Wednesday, April 26, 2006

Equality Riders get mixed reactions at Wheaton College

Equality Riders get mixed reactions at Wheaton College

By Louis Weisberg

Staff writer. Copyright by The Chicago Free Press

During his sophomore year at Wheaton College, the Rev. Jay Johnson was outed by his roommate. In the weeks that followed, he found himself increasingly ostracized by other students. Some even threatened to boycott a college-sponsored European trip because they didn’t want to travel with him.

But on the strength of “the stellar liberal arts education” Johnson said he received at the conservative Christian college from 1979-1983, he went on to obtain a Ph.D. in divinity. Today he’s an ordained priest in the Episcopal Church and a faculty member of Pacific College of Religion in Berkeley, Calif.

Johnson returned to the Wheaton College campus April 20 to welcome Equality Ride 2006, a seven-week nationwide bus tour taking 33 young GLBT people to 19 colleges that “equate homosexuality with sickness and sin,” according to Jacob Reitan, 24, who organized the event for the organization Soulforce. The ride’s goal is to promote tolerance by fostering a dialogue about homosexuality and spirituality among fundamentalist Christian institutions of higher learning.


Wheaton was a special stop for Equality Ride: The idea for the tour came from a conversation Reitan had on April 20, 2003, with a student there who was struggling with his sexuality. The student, now a senior, remains closeted.

Reitan said he promised the student that he would show up some day at Wheaton with GLBT young people carrying the message that “Christ loves and affirms GLBT people exactly as they are, without reservation.”

Equality riders have met with mixed reactions from the colleges along their route. Five of them, including the Rev. Jerry Falwell’s Liberty University, have had them arrested for trespassing. In Minneapolis, the stop before Wheaton, they were roughed up by security guards and locked out of school buildings at North Central University, which is owned and operated by the Assemblies of God.

After sitting in front of North Central’s doors for most of the afternoon, the Soulforce riders and 300 supporters rallied at a park across the street. Among those who showed up for the event was George Takei, the “Star Trek” actor who came out last year. He said the “equality trek” shares themes with those of the starship Enterprise.

“(The riders) have shown courage and character in showing that most people of faith are not extreme reactionaries who oppose equal rights,” Takei told the media.

Most of the colleges have been more polite than North Central or Liberty. Some, including Wheaton, organized special events and programming in conjunction with the visit, including dinners and speeches. (None of the events, however, were listed at Wheaton’s website.)

“(Wheaton) is categorically different from some of the institutions we’ve visited,” Reitan said.

Equality Ride spokesman Richard Lindsay said Wheaton “students were very open and curious to hear what we had to say.”

“It’s never the students who have a problem with talking about LGBT issues, it’s always the faculty and administration that struggle with them,” Lindsay added.
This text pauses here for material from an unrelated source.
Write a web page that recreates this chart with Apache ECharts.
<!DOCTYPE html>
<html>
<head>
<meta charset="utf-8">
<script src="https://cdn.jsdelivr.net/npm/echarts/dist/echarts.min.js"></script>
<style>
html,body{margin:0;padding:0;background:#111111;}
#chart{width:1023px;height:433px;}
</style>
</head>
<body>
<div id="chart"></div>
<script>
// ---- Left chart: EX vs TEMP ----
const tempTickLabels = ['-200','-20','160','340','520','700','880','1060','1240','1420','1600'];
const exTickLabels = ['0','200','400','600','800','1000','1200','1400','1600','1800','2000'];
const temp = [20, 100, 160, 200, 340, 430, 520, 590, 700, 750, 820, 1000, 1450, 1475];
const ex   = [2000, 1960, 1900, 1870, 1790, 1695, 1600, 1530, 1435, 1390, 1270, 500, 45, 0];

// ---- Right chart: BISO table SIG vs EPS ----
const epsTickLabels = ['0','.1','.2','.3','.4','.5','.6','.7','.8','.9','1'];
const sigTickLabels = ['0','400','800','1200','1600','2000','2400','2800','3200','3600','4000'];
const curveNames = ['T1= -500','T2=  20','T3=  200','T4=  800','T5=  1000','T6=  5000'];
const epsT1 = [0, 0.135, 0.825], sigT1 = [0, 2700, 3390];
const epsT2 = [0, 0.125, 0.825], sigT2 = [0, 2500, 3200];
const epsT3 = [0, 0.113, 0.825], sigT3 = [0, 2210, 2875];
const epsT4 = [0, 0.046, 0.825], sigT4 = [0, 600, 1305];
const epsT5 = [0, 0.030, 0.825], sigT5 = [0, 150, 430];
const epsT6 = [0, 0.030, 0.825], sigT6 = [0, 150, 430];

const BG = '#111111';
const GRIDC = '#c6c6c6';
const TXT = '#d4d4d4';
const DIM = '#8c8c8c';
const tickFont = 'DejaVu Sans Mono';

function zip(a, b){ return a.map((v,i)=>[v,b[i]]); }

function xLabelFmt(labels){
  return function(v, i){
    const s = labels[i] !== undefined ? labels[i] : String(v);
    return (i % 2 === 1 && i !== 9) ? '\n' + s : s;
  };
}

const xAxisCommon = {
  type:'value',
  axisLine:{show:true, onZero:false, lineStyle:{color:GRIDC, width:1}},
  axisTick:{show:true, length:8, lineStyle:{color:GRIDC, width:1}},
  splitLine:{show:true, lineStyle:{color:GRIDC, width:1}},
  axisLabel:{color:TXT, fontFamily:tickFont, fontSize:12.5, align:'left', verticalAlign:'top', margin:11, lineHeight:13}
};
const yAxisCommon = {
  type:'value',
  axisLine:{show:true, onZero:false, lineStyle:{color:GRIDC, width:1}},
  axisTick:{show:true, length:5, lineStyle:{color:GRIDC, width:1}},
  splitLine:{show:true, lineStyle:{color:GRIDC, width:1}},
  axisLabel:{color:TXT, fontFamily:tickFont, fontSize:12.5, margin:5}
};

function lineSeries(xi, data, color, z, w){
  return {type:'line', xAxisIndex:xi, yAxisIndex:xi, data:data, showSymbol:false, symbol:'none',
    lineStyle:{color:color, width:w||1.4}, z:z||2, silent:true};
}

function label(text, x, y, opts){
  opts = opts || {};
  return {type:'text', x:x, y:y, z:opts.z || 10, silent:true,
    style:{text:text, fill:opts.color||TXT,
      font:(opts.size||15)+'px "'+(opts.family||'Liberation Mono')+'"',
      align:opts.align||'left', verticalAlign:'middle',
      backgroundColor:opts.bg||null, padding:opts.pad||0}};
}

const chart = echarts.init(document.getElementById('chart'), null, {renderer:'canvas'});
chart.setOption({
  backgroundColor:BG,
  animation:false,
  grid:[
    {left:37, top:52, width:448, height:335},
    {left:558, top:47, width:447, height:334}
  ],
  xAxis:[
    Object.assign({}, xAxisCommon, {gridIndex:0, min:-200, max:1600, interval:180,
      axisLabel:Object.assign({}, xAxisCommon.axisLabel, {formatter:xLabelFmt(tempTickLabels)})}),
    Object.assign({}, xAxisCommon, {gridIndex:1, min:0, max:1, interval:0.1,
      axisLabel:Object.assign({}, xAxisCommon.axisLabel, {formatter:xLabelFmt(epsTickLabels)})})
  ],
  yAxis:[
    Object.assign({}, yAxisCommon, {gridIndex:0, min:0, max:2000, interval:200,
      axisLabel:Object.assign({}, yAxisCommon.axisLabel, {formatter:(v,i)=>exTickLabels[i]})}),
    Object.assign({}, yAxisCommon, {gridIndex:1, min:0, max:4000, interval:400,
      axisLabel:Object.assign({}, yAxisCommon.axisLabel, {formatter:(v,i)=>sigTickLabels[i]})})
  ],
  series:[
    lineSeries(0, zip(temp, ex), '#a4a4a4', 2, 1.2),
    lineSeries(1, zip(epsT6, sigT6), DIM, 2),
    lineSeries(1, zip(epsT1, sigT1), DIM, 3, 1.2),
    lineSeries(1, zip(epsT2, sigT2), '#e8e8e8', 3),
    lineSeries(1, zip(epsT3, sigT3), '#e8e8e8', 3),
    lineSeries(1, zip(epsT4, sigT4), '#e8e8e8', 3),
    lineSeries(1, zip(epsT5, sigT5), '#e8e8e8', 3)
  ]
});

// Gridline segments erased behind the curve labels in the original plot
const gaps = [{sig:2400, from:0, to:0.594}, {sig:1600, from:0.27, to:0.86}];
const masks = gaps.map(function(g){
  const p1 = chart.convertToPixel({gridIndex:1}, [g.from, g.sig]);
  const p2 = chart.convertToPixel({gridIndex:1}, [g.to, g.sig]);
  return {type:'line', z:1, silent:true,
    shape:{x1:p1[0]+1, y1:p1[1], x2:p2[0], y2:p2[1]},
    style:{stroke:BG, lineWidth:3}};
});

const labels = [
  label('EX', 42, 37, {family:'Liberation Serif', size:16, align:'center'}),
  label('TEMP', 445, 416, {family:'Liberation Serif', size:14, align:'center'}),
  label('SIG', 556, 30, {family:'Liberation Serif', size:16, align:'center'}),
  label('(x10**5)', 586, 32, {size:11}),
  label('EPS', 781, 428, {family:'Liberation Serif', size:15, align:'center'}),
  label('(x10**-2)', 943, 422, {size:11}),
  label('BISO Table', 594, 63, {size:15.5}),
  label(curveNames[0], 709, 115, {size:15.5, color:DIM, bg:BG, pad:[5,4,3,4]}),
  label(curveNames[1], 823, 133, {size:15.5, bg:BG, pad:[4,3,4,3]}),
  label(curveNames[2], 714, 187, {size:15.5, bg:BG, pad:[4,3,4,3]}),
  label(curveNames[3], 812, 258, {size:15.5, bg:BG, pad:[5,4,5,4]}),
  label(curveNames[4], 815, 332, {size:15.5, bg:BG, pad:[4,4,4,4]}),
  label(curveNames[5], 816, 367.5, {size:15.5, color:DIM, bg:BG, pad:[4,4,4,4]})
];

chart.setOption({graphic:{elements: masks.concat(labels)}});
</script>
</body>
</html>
A conversation Reitan had with Wheaton’s provost underscored that perception. The provost told Reitan that any student who “stood with Soulforce and expressed the belief that God affirms GLBT sexuality” would jeopardize his or her enrollment at the college, Reitan said.

Still, Johnson said the group’s visit was vital for GLBT students.
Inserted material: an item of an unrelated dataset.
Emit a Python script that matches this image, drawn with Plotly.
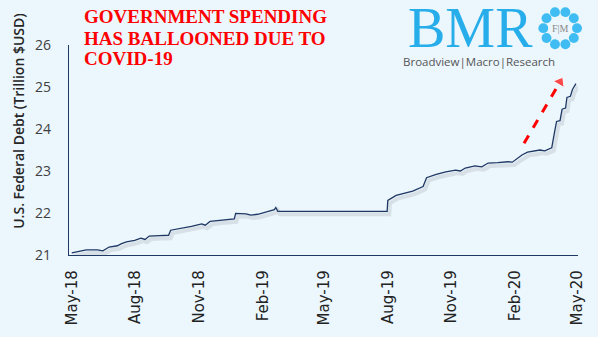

“It would have been enormously helpful to me just to have the conversation—you know, it’s not necessarily so that you have to be Christian or gay,” Johsnson said. “My hope is this is not going to be a one-time event. I hope the school will come to see it’s operating with a blind spot. I’m confident that over time there will be significant movement on this issue. Whether it happens during my lifetime is another question.”

1 Comments:

Blogger Jonathan said...

I was present at North Central University during the Equality Ride demonstrations. At no time were any demonstrators "roughed up." As far as the locked doors, the doors are always locked and accessible only through security ID cards. This is a security issue, as the school is located in downtown Minneapolis.

In future, please check your facts before posting.